Gold Spot
- Gold Spot logo
- Type: Orange soft drink
- Manufacturer: Parle Bisleri
- Country of origin: India
- Introduced: 1952
- Discontinued: 2000
- Colour: Orange
- Flavour: Orange

= Gold Spot =

India based carbonated soft drink brand

Gold Spot was an artificially orange-flavored carbonated soft drink created by Parle Products, introduced in 1952. It was named after the company's successful Parle Gold Star peppermint product and was popular with kids. Gold Spot went over to Parle Bisleri as part of family partitions of the business.

Gold Spot glass bottle

In 1993, Parle Bisleri sold Gold Spot along with Thums Up, Limca, Citra and Maaza to The Coca-Cola Company, which had just relaunched in the Indian market, reportedly for $40 million.
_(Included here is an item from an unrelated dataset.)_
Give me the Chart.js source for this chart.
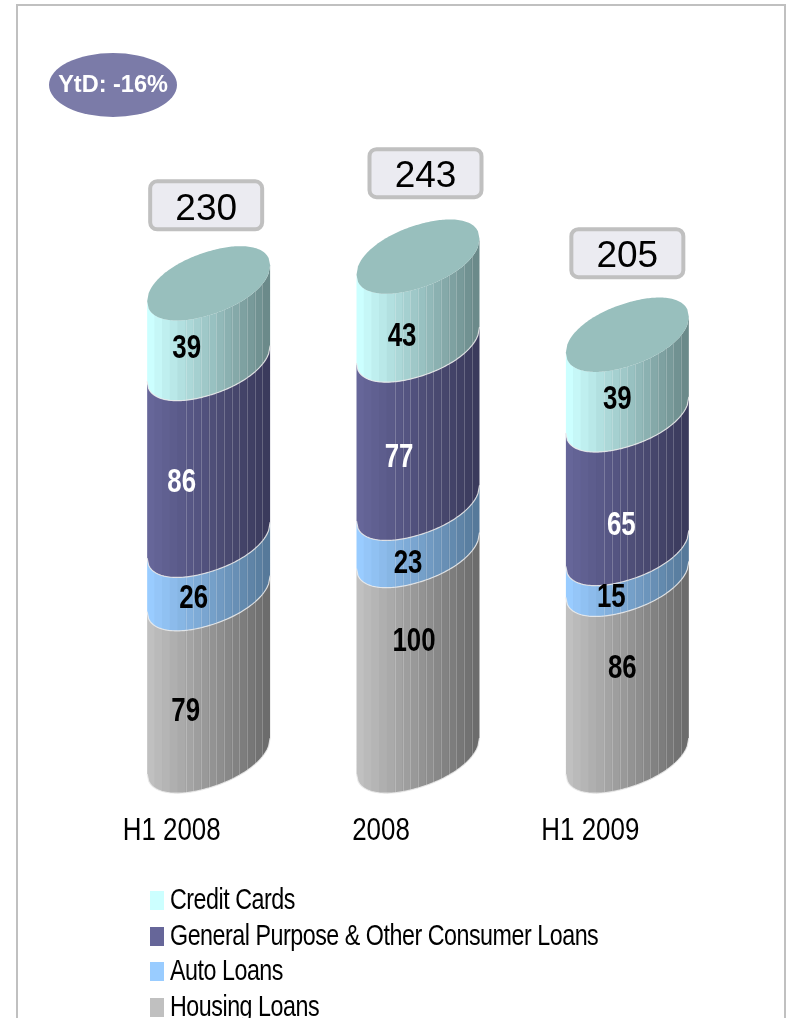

In spite of its wide popularity, Gold Spot was withdrawn by Coke from the market in order to re-make space for Coca-Cola's Fanta brand.

Gold Spot's advertising slogans included "Livva Little Hot, Sippa Gold Spot" and "The Zing Thing".

==In popular culture==
The Los Angeles–based band Goldspot is supposed to be named after this fizzy drink. Band member Siddhartha Khosla stated in an interview that Gold Spot was very popular in India at the time.